Sebaiknya juga, apabila ada para pelaku usaha yang dipersulit, kena pungutan liar, maka harus ditindak oleh penegak hukum agar para pengusaha nasional dapat terlindungi dengan baik.
Sesungguhnya semua pengusaha nasional sudah tentu ingin bangsanya bagus dan berkembang baik, tetapi sudah saatnya semua transparan, bisa buka, pengusaha bisa berusaha dengan nyaman dan siap untuk melaporkan segala bentuk korupsi yang terjadi.
Adanya potensi korupsi di sektor perikanan dengan indikasinya adalah penerimaan negara dari sektor ini yang tak sebanding dengan data jumlah tangkapan dan jumlah kapal yang ada.
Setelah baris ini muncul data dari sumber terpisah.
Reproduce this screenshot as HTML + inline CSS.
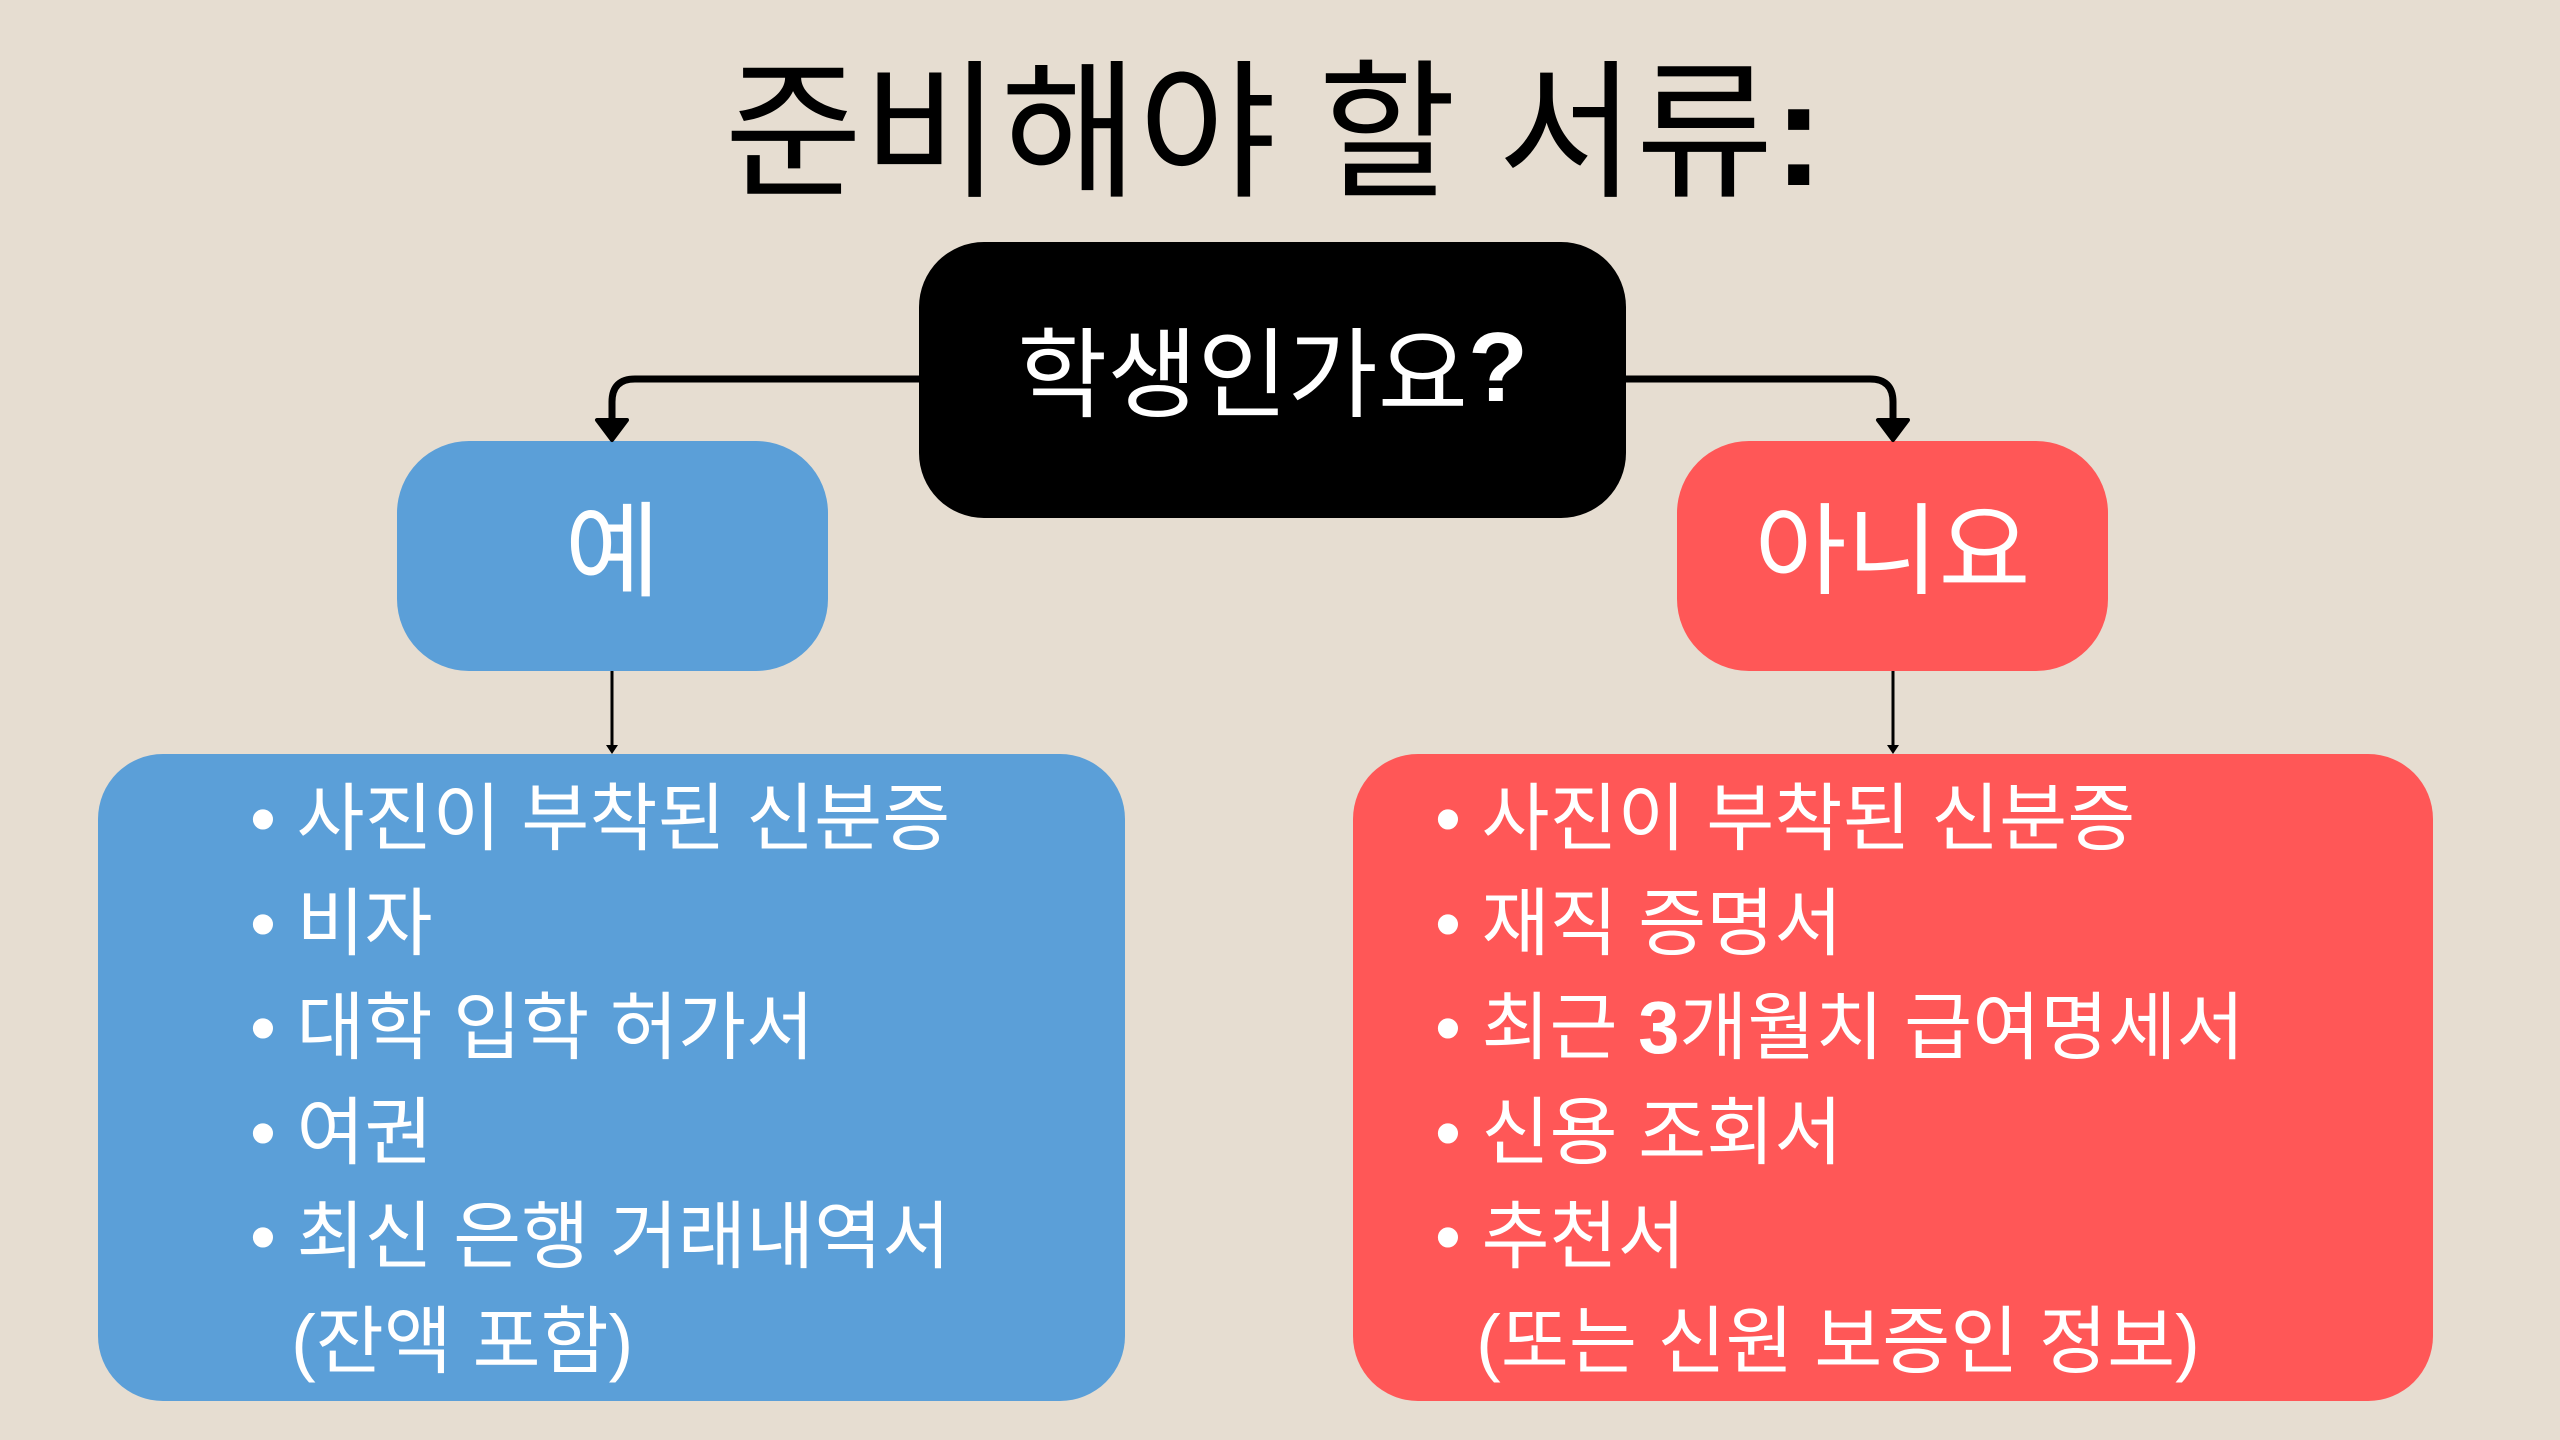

Hal inilah yang harus diusut tuntas agar negara tidak mengalami kerugian besar.
Akan tetapi, kendati unsur korupsi bisa dibilang cukup tinggi, pembuktian korupsi di sektor ini bukan perkara mudah karena para pejabatnya main sangat rapi. Tak mudah untuk membuktikan menguak fakta yang ada. Sebab, melibatkan banyak pihak. Adapun salah satu bentuk korupsi yang mungkin terjadi di sektor ini adalah suap dari pengusaha ke pejabat pemerintah.
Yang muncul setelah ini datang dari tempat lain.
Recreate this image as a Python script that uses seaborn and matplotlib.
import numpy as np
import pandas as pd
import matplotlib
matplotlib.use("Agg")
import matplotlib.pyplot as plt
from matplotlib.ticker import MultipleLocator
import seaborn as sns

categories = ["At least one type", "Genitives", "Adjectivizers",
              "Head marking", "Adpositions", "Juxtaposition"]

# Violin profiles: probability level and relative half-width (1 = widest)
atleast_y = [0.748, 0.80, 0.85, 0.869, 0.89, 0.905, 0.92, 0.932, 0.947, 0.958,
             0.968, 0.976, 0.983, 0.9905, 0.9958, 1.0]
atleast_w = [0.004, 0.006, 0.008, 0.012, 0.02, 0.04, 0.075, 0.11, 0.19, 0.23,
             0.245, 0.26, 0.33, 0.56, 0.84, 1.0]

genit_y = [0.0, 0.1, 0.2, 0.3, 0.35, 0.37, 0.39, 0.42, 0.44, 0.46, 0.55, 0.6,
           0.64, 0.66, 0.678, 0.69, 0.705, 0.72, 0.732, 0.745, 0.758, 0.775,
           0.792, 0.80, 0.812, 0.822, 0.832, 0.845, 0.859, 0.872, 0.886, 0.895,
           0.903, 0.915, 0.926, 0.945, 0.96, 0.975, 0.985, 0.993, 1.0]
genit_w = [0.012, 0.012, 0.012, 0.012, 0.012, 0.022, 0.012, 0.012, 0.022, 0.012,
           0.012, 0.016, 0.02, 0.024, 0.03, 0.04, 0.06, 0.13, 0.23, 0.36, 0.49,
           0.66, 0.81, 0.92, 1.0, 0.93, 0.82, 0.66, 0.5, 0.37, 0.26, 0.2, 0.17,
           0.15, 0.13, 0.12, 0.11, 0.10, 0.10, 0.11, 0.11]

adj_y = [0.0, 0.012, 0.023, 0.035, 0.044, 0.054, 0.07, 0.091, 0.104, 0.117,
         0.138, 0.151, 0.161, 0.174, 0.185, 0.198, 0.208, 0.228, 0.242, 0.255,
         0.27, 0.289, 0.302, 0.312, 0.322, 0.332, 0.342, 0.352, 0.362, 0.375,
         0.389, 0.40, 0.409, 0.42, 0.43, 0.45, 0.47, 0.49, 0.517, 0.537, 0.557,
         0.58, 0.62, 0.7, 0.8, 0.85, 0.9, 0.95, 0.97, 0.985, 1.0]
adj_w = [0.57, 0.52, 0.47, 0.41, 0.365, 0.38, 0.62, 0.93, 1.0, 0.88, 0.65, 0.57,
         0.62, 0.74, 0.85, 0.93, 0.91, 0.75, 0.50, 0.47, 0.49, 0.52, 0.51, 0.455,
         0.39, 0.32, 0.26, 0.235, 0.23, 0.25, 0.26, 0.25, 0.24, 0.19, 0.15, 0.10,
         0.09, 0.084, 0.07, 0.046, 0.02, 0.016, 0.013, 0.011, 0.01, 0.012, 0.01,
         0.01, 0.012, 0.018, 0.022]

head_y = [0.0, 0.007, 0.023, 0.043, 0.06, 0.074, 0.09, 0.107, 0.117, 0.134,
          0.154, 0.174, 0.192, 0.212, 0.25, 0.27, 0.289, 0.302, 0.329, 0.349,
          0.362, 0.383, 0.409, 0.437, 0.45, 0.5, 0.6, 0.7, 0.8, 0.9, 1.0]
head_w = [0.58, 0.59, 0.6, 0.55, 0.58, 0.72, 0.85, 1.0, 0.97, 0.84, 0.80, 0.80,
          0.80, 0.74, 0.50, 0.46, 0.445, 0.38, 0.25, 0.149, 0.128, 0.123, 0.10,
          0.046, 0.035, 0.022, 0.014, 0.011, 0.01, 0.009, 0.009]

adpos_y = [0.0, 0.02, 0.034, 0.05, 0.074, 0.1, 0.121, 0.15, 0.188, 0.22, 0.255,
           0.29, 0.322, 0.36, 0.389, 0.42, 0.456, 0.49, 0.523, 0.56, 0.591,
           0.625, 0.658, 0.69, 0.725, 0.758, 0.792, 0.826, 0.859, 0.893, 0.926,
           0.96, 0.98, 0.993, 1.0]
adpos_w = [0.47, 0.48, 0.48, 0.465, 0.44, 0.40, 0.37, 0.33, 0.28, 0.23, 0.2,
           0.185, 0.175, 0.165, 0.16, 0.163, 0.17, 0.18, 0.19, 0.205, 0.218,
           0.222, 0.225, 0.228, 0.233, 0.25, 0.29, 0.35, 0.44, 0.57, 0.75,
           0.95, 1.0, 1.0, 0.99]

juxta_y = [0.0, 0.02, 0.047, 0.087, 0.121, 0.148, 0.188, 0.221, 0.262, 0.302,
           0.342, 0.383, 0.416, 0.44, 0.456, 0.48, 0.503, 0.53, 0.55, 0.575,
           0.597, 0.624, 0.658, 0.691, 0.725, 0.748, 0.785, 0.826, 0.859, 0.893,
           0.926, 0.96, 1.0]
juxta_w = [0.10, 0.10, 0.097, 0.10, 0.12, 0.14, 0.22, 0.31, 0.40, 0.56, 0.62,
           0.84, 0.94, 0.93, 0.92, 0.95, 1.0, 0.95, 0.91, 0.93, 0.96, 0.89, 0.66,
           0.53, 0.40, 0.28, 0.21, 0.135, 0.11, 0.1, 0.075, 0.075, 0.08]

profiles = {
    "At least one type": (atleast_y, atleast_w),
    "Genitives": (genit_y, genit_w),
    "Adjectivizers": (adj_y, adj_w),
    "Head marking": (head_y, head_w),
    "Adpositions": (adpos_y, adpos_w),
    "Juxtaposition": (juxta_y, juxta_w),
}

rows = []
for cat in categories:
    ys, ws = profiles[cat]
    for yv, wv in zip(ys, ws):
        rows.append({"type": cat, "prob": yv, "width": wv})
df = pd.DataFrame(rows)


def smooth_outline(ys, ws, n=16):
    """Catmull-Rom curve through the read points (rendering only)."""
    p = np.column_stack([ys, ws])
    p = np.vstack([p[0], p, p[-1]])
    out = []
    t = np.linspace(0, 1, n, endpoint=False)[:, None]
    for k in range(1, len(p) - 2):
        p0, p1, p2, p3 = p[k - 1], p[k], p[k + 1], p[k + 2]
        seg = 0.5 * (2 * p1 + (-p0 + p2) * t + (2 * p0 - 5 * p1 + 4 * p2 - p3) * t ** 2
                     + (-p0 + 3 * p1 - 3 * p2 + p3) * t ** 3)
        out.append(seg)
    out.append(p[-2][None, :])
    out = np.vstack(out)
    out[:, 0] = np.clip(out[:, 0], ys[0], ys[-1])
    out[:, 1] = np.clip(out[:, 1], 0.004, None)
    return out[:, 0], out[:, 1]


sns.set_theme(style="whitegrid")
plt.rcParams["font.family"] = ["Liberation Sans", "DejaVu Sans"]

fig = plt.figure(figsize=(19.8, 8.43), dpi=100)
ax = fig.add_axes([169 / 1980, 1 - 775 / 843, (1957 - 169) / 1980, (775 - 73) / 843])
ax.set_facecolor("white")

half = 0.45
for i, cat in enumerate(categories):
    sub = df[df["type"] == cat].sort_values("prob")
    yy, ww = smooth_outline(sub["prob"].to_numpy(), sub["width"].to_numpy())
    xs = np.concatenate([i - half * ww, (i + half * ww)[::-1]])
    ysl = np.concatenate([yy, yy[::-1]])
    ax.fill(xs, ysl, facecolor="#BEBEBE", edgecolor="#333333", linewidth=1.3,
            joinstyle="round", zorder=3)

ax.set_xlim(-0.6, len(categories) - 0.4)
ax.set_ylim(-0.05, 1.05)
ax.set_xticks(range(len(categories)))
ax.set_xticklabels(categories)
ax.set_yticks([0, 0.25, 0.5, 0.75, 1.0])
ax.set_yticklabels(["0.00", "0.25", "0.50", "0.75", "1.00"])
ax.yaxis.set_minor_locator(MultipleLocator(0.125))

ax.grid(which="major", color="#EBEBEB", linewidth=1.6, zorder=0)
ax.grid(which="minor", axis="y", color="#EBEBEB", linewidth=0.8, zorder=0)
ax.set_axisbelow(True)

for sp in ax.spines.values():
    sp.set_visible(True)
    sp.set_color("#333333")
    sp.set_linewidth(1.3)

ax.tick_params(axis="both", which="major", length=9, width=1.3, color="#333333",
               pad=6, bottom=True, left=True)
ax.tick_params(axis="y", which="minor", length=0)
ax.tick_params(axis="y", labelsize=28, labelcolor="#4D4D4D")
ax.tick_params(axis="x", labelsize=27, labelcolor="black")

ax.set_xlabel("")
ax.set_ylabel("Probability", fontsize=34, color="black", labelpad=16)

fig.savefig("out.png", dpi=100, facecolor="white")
Sebelumnya, Kementerian Keuangan mencatat, pajak perikanan hanya Rp 986,1 miliar atau sekitar 0,01 persen dari total penerimaan pajak di tahun 2016. Angka itu masih tertinggal dibandingkan dengan sektor lain di lingkup agrobisnis yakni tanaman pangan dan peternakan sebesar 1,15 persen, serta kehutanan 0,17 persen.
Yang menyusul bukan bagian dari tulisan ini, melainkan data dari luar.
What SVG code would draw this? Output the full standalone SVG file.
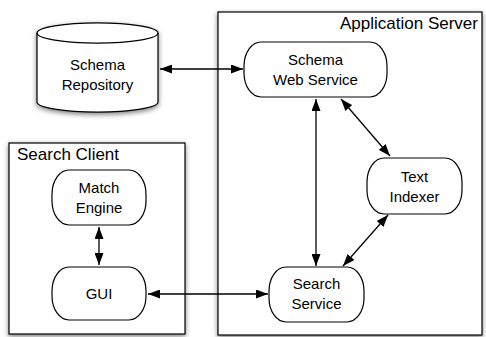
<svg xmlns="http://www.w3.org/2000/svg" width="486" height="337" viewBox="0 0 486 337">
<style>
.box{fill:#fff;stroke:#000;stroke-width:1.2}
.node{fill:#fff;stroke:#000;stroke-width:1.2}
.t{font-family:"Liberation Sans",Arial,sans-serif;font-size:15px;fill:#000;text-anchor:middle}
.lbl{font-family:"Liberation Sans",Arial,sans-serif;font-size:17px;fill:#000}
.c{fill:none;stroke:#000;stroke-width:1.3;marker-start:url(#ah);marker-end:url(#ah)}
</style>
<defs>
<filter id="sh" x="-20%" y="-20%" width="140%" height="150%">
<feDropShadow dx="0" dy="2" stdDeviation="2.5" flood-color="#000" flood-opacity="0.5"/>
</filter>
<marker id="ah" viewBox="0 0 12 9" refX="12" refY="4.5" markerWidth="12" markerHeight="9" markerUnits="userSpaceOnUse" orient="auto-start-reverse">
<path d="M0,0 L12,4.5 L0,9 Z" fill="#000"/>
</marker>
</defs>
<rect width="486" height="337" fill="#fff"/>
<g id="application-server">
<rect class="box" x="218" y="12" width="264" height="323" filter="url(#sh)"/>
<text class="lbl" x="478" y="29" text-anchor="end">Application Server</text>
</g>
<g id="search-client">
<rect class="box" x="9" y="143" width="176" height="191" filter="url(#sh)"/>
<text class="lbl" x="17" y="160">Search Client</text>
</g>
<g id="schema-repository">
<path class="node" filter="url(#sh)" d="M37,33 A60,10 0 0 1 158,33 L158,102 A60,10 0 0 1 37,102 Z"/>
<path d="M37,33 A60,10 0 0 0 158,33" fill="none" stroke="#000" stroke-width="1.2"/>
<text class="t" x="97.5" y="70">Schema</text>
<text class="t" x="97.5" y="90">Repository</text>
</g>
<g id="schema-web-service">
<rect class="node" x="244" y="42" width="143" height="55" rx="17" ry="24"/>
<text class="t" x="315.5" y="65">Schema</text>
<text class="t" x="315.5" y="85">Web Service</text>
</g>
<g id="text-indexer">
<rect class="node" x="367" y="158" width="95" height="56" rx="17" ry="24"/>
<text class="t" x="414.5" y="182">Text</text>
<text class="t" x="414.5" y="202">Indexer</text>
</g>
<g id="search-service">
<rect class="node" x="269" y="267" width="95" height="55" rx="17" ry="24"/>
<text class="t" x="316.5" y="289">Search</text>
<text class="t" x="316.5" y="309">Service</text>
</g>
<g id="match-engine">
<rect class="node" x="52" y="170" width="94" height="55" rx="17" ry="24"/>
<text class="t" x="99" y="193">Match</text>
<text class="t" x="99" y="213">Engine</text>
</g>
<g id="gui">
<rect class="node" x="52" y="267" width="94" height="53" rx="17" ry="24"/>
<text class="t" x="99" y="299">GUI</text>
</g>
<g id="connectors">
<line class="c" x1="160" y1="69" x2="243" y2="69"/>
<line class="c" x1="316" y1="99" x2="316" y2="266"/>
<line class="c" x1="341" y1="99" x2="390" y2="156"/>
<line class="c" x1="388" y1="215" x2="343" y2="266"/>
<line class="c" x1="99" y1="227" x2="99" y2="265"/>
<line class="c" x1="148" y1="294" x2="268" y2="294"/>
</g>
</svg>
Kita selalu perkenalkan Negeri kita sebagai Negara kepulauan, namun kontribusi (pajak dari) laut hanya 0,01 persen. Itu berarti ada yang salah. Apalagi kasus perubahan rekomendasi impor PT Garam dari garam konsumsi menjadi garam industri. Dugaan dalam penyesuaian jumlah impor agar tidak ada bentrok paradigma hukum atas Peraturan Menteri Perdagangan Nomor 125 Tahun 2015.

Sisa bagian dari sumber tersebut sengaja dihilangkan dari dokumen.